**Data shown**
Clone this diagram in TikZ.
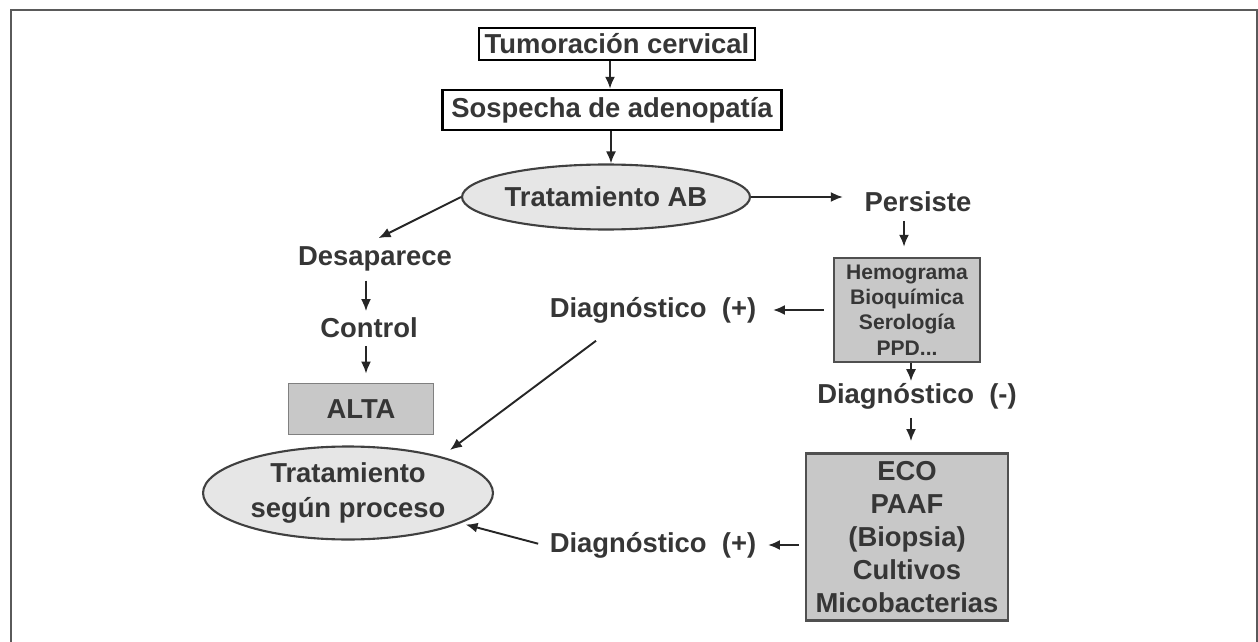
\documentclass[tikz,border=0pt]{standalone}
\usepackage{fontspec}
\setmainfont{Liberation Sans}
\usetikzlibrary{shapes.geometric,arrows.meta}

\definecolor{txtgray}{HTML}{363636}
\definecolor{boxfill}{HTML}{C8C8C8}
\definecolor{boxline}{HTML}{505050}
\definecolor{ovalfill}{HTML}{E6E6E6}
\definecolor{framecol}{HTML}{5A5A5A}
\newcommand{\bigtxt}{\fontsize{15.6}{19.5}\selectfont\bfseries}
\newcommand{\smalltxt}{\fontsize{12}{14.5}\selectfont\bfseries}

\begin{document}
\begin{tikzpicture}[x=0.02cm, y=-0.02cm, line width=1.1pt,
  every node/.style={text=txtgray, font=\bigtxt, align=center},
  whitebox/.style={draw=black, line width=1.4pt, fill=white, inner sep=0pt},
  greybox/.style={draw=boxline, line width=1.4pt, fill=boxfill, inner sep=0pt},
  altabox/.style={draw=gray, line width=1pt, fill=boxfill, inner sep=0pt},
  oval/.style={ellipse, draw=black!75, line width=1.2pt, fill=ovalfill, inner sep=0pt},
  arr/.style={draw=black!85, -{Latex[length=0.24cm,width=0.2cm]}}]
  \useasboundingbox (0,0) rectangle (1258,642);
  \draw[framecol, line width=1.2pt] (11,642) -- (11,10) -- (1257,10) -- (1257,642);

  % top of the chart
  \node[whitebox, minimum width=5.52cm, minimum height=0.64cm] (tum) at (617,44) {Tumoración cervical};
  \node[whitebox, minimum width=6.78cm, minimum height=0.8cm] (sosp) at (612,110) {Sospecha de adenopatía};
  \node[oval, minimum width=5.76cm, minimum height=1.3cm] (tab) at (606,197) {Tratamiento AB};

  % left branch
  \node (desap) at (375,259) {Desaparece};
  \node (ctrl) at (369,328) {Control};
  \node[altabox, minimum width=2.9cm, minimum height=1.02cm] (alta) at (361,409) {ALTA};

  % right branch
  \node (pers) at (918,202) {Persiste};
  \node[greybox, font=\smalltxt, minimum width=2.92cm, minimum height=2.08cm] (hemo) at (907,310)
    {Hemograma\\Bioquímica\\Serología\\PPD...};
  \node (dpos1) at (653,310) {Diagnóstico\ \ (+)};
  \node (dneg) at (917,396) {Diagnóstico\ \ (-)};
  \node[greybox, line width=1.6pt, font=\fontsize{15.6}{18.9}\selectfont\bfseries,
    minimum width=4.04cm, minimum height=3.34cm] (eco) at (907,537)
    {ECO\\PAAF\\(Biopsia)\\Cultivos\\Micobacterias};
  \node (dpos2) at (653,545) {Diagnóstico\ \ (+)};
  \node[oval, minimum width=5.8cm, minimum height=1.86cm] (tsp) at (348,493)
    {Tratamiento\\según proceso};

  % connectors
  \draw[arr] (tum.south -| 610,0) -- (sosp.north -| 610,0);
  \draw[arr] (sosp.south -| 611,0) -- (tab.north -| 611,0);
  \draw[arr] (tab.east) -- (tab.east -| pers.west) [shorten >=0.3cm];
  \draw[arr, shorten >=0.08cm] (tab.west) -- (desap.north);
  \draw[arr, shorten <=0.05cm] (desap.south -| 366,0) -- (ctrl.north -| 366,0);
  \draw[arr, shorten <=0.02cm, shorten >=0.18cm] (ctrl.south -| 366,0) -- (alta.north -| 366,0);
  \draw[arr, shorten <=0.04cm, shorten >=0.2cm] (pers.south -| 904,0) -- (hemo.north -| 904,0);
  \draw[arr, shorten <=0.18cm, shorten >=0.2cm] (hemo.west) -- (hemo.west -| dpos1.east);
  \draw[arr, shorten >=-0.1cm] (hemo.south -| 911,0) -- (dneg.north -| 911,0);
  \draw[arr, shorten <=0.04cm, shorten >=0.22cm] (dneg.south -| 911,0) -- (eco.north -| 911,0);
  \draw[arr, shorten <=0.12cm, shorten >=0.1cm] (eco.west |- dpos2) -- (dpos2.east);
  \draw[arr, shorten <=0.1cm, shorten >=0.1cm] (dpos2.west) -- (tsp.-15);
  \draw[arr] ([shift={(-1.14cm,-0.22cm)}]dpos1.south) -- ([shift={(2.04cm,0.86cm)}]tsp.center);
\end{tikzpicture}
\end{document}
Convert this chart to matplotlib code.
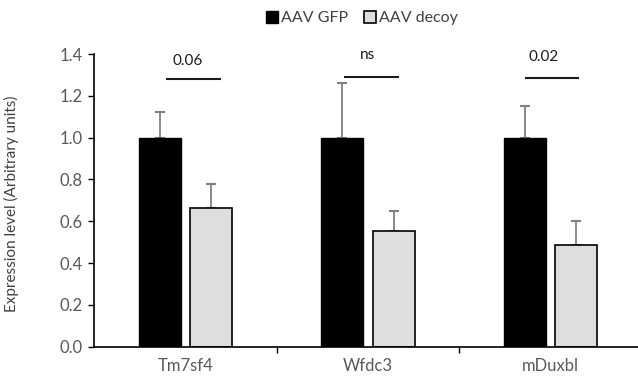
import matplotlib.pyplot as plt
import numpy as np

plt.rcParams['font.family'] = ['Lato', 'DejaVu Sans']

genes = ["Tm7sf4", "Wfdc3", "mDuxbl"]
gfp_mean = [1.0, 1.0, 1.0]
gfp_err = [0.123, 0.26, 0.152]
decoy_mean = [0.662, 0.555, 0.485]
decoy_err = [0.118, 0.094, 0.117]
sig_labels = ["0.06", "ns", "0.02"]
sig_height = [1.281, 1.289, 1.284]
sig_text_y = [1.335, 1.36, 1.352]
sig_span = [(-0.104, 0.197), (-0.134, 0.167), (-0.139, 0.156)]
sig_text_x = [0.01, -0.004, -0.036]

TICK_GRAY = "#595959"
ERR_GRAY = "#808080"

fig = plt.figure(figsize=(6.38, 3.77), dpi=100)
ax = fig.add_axes([94 / 638, 1 - 346.7 / 377, 548 / 638, 292.6 / 377])

x = np.arange(len(genes))
off = 0.14
w = 0.23
ax.bar(x - off, gfp_mean, w, color="black", edgecolor="black", lw=1.0,
       label="AAV GFP", zorder=2)
ax.bar(x + off, decoy_mean, w, color="#dedede", edgecolor="black", lw=1.2,
       label="AAV decoy", zorder=2)
ax.errorbar(x - off, gfp_mean, yerr=[np.zeros(3), gfp_err], fmt="none",
            ecolor=ERR_GRAY, elinewidth=1.3, capsize=3.5, capthick=1.5, zorder=1)
ax.errorbar(x + off, decoy_mean, yerr=[np.zeros(3), decoy_err], fmt="none",
            ecolor=ERR_GRAY, elinewidth=1.3, capsize=3.5, capthick=1.5, zorder=1)

for i, lab in enumerate(sig_labels):
    x0, x1 = sig_span[i]
    ax.plot([i + x0, i + x1], [sig_height[i]] * 2, color="#1a1a1a", lw=1.5,
            solid_capstyle="butt")
    ax.text(i + sig_text_x[i], sig_text_y[i], lab, ha="center", va="bottom",
            fontsize=11, color="#1a1a1a")

ax.set_xlim(-0.5, 2.5)
ax.set_ylim(0, 1.4)
ax.set_yticks(np.arange(0, 1.41, 0.2))
ax.set_yticklabels([f"{v:.1f}" for v in np.arange(0, 1.41, 0.2)])
ax.set_xticks([0.5, 1.5], minor=False)
ax.set_xticklabels([])
ax.set_xticks(x, minor=True)
ax.set_xticklabels(genes, minor=True)
ax.tick_params(axis="x", which="major", direction="out", length=4, width=1.0)
ax.tick_params(axis="x", which="minor", length=0, pad=8, labelsize=12,
               labelcolor=TICK_GRAY)
ax.tick_params(axis="y", direction="out", length=4, width=1.0, pad=4,
               labelsize=12, labelcolor=TICK_GRAY)
for s in ["top", "right"]:
    ax.spines[s].set_visible(False)
for s in ["left", "bottom"]:
    ax.spines[s].set_linewidth(1.2)
ax.spines["bottom"].set_clip_on(False)

ax.set_ylabel("Expression level (Arbitrary units)", fontsize=11,
              color="#404040")
ax.yaxis.set_label_coords(-0.136, 0.49)

fig.legend(loc="center", bbox_to_anchor=(0.567, 0.952), ncol=2, frameon=False,
           fontsize=11.5, handlelength=0.75, handleheight=0.75,
           handletextpad=0.2, columnspacing=1.0, labelcolor="#404040")

fig.savefig("out.png", dpi=100)
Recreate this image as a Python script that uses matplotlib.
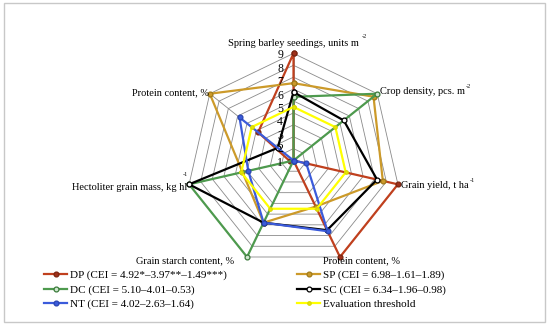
import numpy as np
import matplotlib
matplotlib.use("Agg")
import matplotlib.pyplot as plt
from matplotlib.lines import Line2D
from matplotlib.patches import Rectangle

# ---- data ----
axes_labels = ["Spring barley seedings, units m", "Crop density, pcs. m", "Grain yield, t ha",
               "Protein content, %", "Grain starch content, %", "Hectoliter grain mass, kg hl",
               "Protein content, %"]
ticks = [1, 2, 3, 4, 5, 6, 7, 8, 9]
DP = [9.0, 0.0, 9.0, 9.0, 0.0, 0.3, 3.8]
SP = [6.5, 8.6, 7.7, 4.3, 5.8, 4.4, 9.0]
DC = [5.35, 9.0, 0.0, 0.0, 9.0, 9.0, 0.0]
SC = [5.75, 5.4, 7.2, 6.5, 5.8, 9.0, 1.7]
NT = [0.0, 0.0, 1.1, 6.6, 5.8, 3.9, 5.8]
TH = [4.5, 4.5, 4.5, 4.5, 4.5, 4.5, 4.5]
series_names = ["DP (CEI = 4.92*\u20133.97**\u20131.49***)", "SP (CEI = 6.98\u20131.61\u20131.89)",
                "DC (CEI = 5.10\u20134.01\u20130.53)", "SC (CEI = 6.34\u20131.96\u20130.98)",
                "NT (CEI = 4.02\u20132.63\u20131.64)", "Evaluation threshold"]

plt.rcParams['font.family'] = ['Liberation Serif', 'DejaVu Serif']

W, H = 550, 326
fig = plt.figure(figsize=(W / 100, H / 100), dpi=100)
cx, cy, s = 293.5, 160.5, 11.9   # centre (px) and px per unit
ax = fig.add_axes([0, 0, 1, 1])
ax.set_xlim(-cx / s, (W - cx) / s)
ax.set_ylim(-(H - cy) / s, cy / s)
ax.axis('off')

n = len(axes_labels)
theta = np.deg2rad(90 - np.arange(n) * 360 / n)

def xy(vals):
    v = np.asarray(vals, float)
    x = v * np.cos(theta)
    y = v * np.sin(theta)
    return np.append(x, x[0]), np.append(y, y[0])

# grid
for t in ticks:
    gx, gy = xy([t] * n)
    ax.plot(gx, gy, color='#8a8a8a', lw=0.6, zorder=1)
for th in theta:
    ax.plot([0, 9 * np.cos(th)], [0, 9 * np.sin(th)], color='#8a8a8a', lw=0.6, zorder=1)

styles = [
    dict(color='#c0401e', mfc='#a0301a', mec='#7a2510'),
    dict(color='#cc9a2a', mfc='#cc9a2a', mec='#a07a1a'),
    dict(color='#4e9a4e', mfc='#cfe8cf', mec='#3a7a3a'),
    dict(color='#000000', mfc='#ffffff', mec='#000000'),
    dict(color='#3b5bdb', mfc='#3b5bdb', mec='#2a45b0'),
    dict(color='#ffff00', mfc='#e8e800', mec='#d8d800'),
]
data = [DP, SP, DC, SC, NT, TH]
handles = []
for i, (vals, st) in enumerate(zip(data, styles)):
    px, py = xy(vals)
    ms = 2.5 if i == 5 else 3.5
    ax.plot(px, py, color=st['color'], lw=1.6, marker='o', ms=ms,
            mfc=st['mfc'], mec=st['mec'], mew=0.9, zorder=3 + i)
    handles.append(Line2D([], [], color=st['color'], lw=1.6, marker='o', ms=ms,
                          mfc=st['mfc'], mec=st['mec'], mew=0.9))

# tick labels along the top axis
for t in ticks:
    ty = 176 - 13.4 * t
    fig.text(283 / W, 1 - ty / H, str(t), fontsize=8.5, ha='right', va='center')

def ftext(x, y, txt, **kw):
    fig.text(x / W, 1 - y / H, txt, **kw)

fs = 7.5
ftext(293, 43.5, axes_labels[0], fontsize=fs, ha='center', va='center')
ftext(362, 36, "-2", fontsize=4.5, ha='left', va='center')
ftext(380, 92, axes_labels[1], fontsize=fs, ha='left', va='center')
ftext(466, 86, "-2", fontsize=4.5, ha='left', va='center')
ftext(401, 186, axes_labels[2], fontsize=fs, ha='left', va='center')
ftext(470, 180, "-1", fontsize=4.5, ha='left', va='center')
ftext(323, 261, axes_labels[3], fontsize=fs, ha='left', va='center')
ftext(234, 261, axes_labels[4], fontsize=fs, ha='right', va='center')
ftext(187, 187, axes_labels[5], fontsize=fs, ha='right', va='center')
ftext(183, 175, "-1", fontsize=4.5, ha='left', va='center')
ftext(209, 93, axes_labels[6], fontsize=fs, ha='right', va='center')

# legend: two columns
left = [0, 2, 4]
right = [1, 3, 5]
for cols, x0 in ((left, 44), (right, 297)):
    fig.legend([handles[k] for k in cols], [series_names[k] for k in cols],
               loc='upper left', bbox_to_anchor=(x0 / W, 1 - 270 / H),
               frameon=False, fontsize=8, handlelength=2.1, handletextpad=0.2,
               labelspacing=0.42, borderpad=0, borderaxespad=0)

# outer border
fig.patches.append(Rectangle((4 / W, 1 - 322 / H), 541 / W, 319 / H, transform=fig.transFigure,
                             fill=False, ec='#c8c8c8', lw=1))

fig.savefig('out.png', dpi=100)
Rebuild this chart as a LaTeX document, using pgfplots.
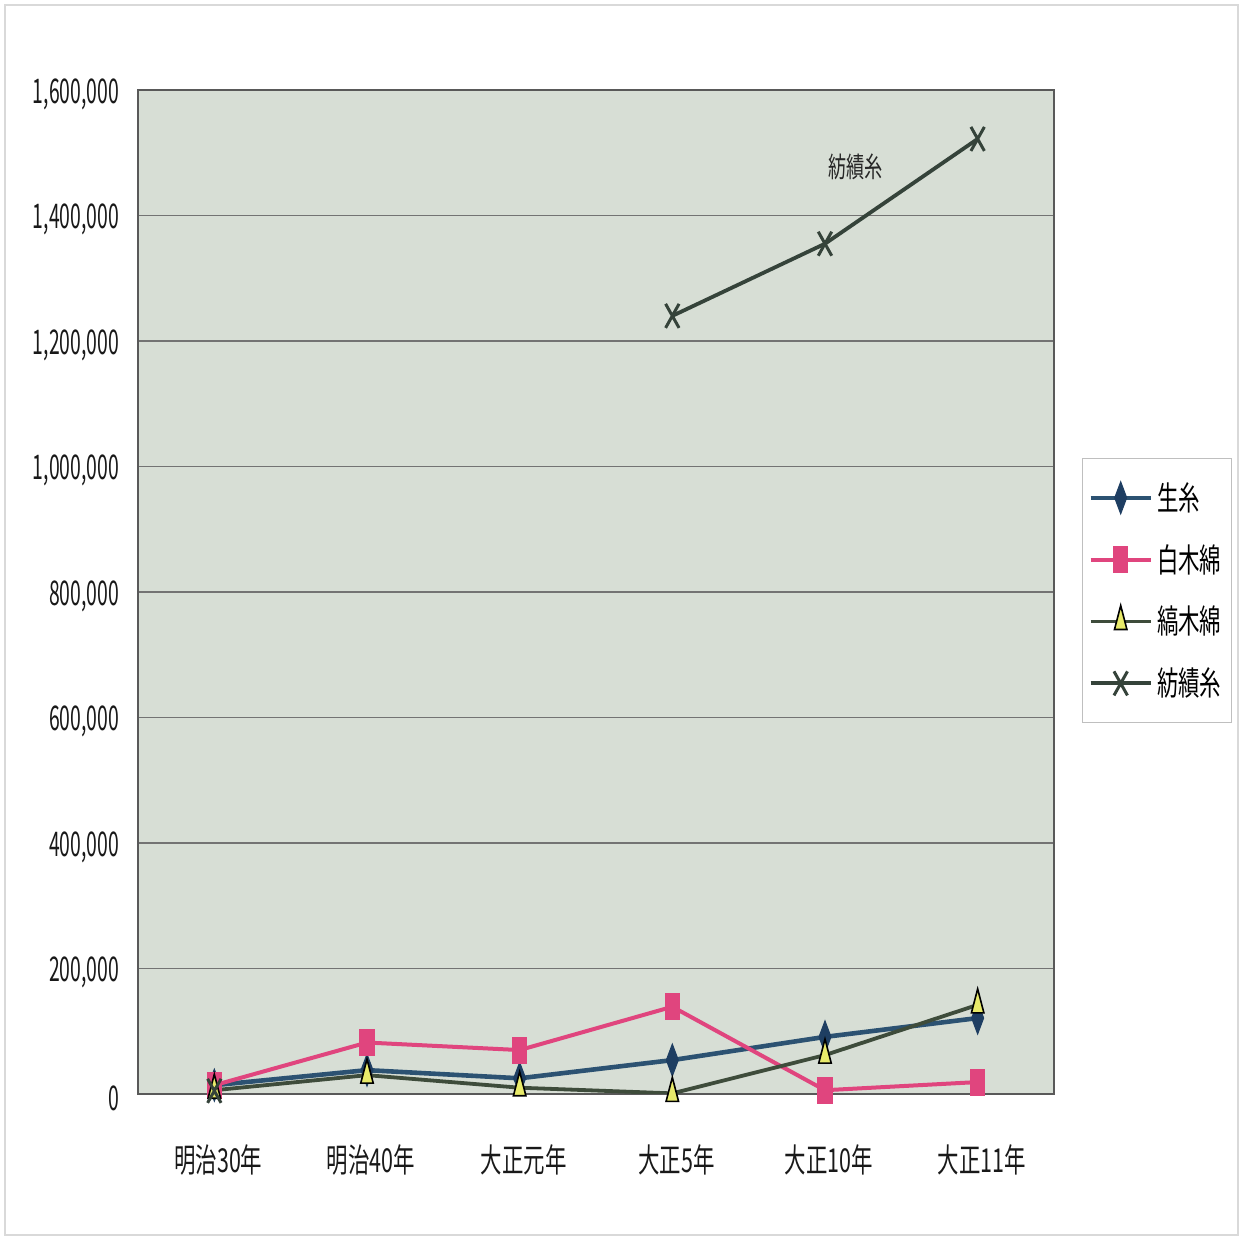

**Exercise instructions**
Copy the records above exactly, from the first line through the line containing "(1257,10) -- (1257,642);", and leave out the pictures.

**Response**
Clone this diagram in TikZ.
\documentclass[tikz,border=0pt]{standalone}
\usepackage{fontspec}
\setmainfont{Liberation Sans}
\usetikzlibrary{shapes.geometric,arrows.meta}

\definecolor{txtgray}{HTML}{363636}
\definecolor{boxfill}{HTML}{C8C8C8}
\definecolor{boxline}{HTML}{505050}
\definecolor{ovalfill}{HTML}{E6E6E6}
\definecolor{framecol}{HTML}{5A5A5A}
\newcommand{\bigtxt}{\fontsize{15.6}{19.5}\selectfont\bfseries}
\newcommand{\smalltxt}{\fontsize{12}{14.5}\selectfont\bfseries}

\begin{document}
\begin{tikzpicture}[x=0.02cm, y=-0.02cm, line width=1.1pt,
  every node/.style={text=txtgray, font=\bigtxt, align=center},
  whitebox/.style={draw=black, line width=1.4pt, fill=white, inner sep=0pt},
  greybox/.style={draw=boxline, line width=1.4pt, fill=boxfill, inner sep=0pt},
  altabox/.style={draw=gray, line width=1pt, fill=boxfill, inner sep=0pt},
  oval/.style={ellipse, draw=black!75, line width=1.2pt, fill=ovalfill, inner sep=0pt},
  arr/.style={draw=black!85, -{Latex[length=0.24cm,width=0.2cm]}}]
  \useasboundingbox (0,0) rectangle (1258,642);
  \draw[framecol, line width=1.2pt] (11,642) -- (11,10) -- (1257,10) -- (1257,642);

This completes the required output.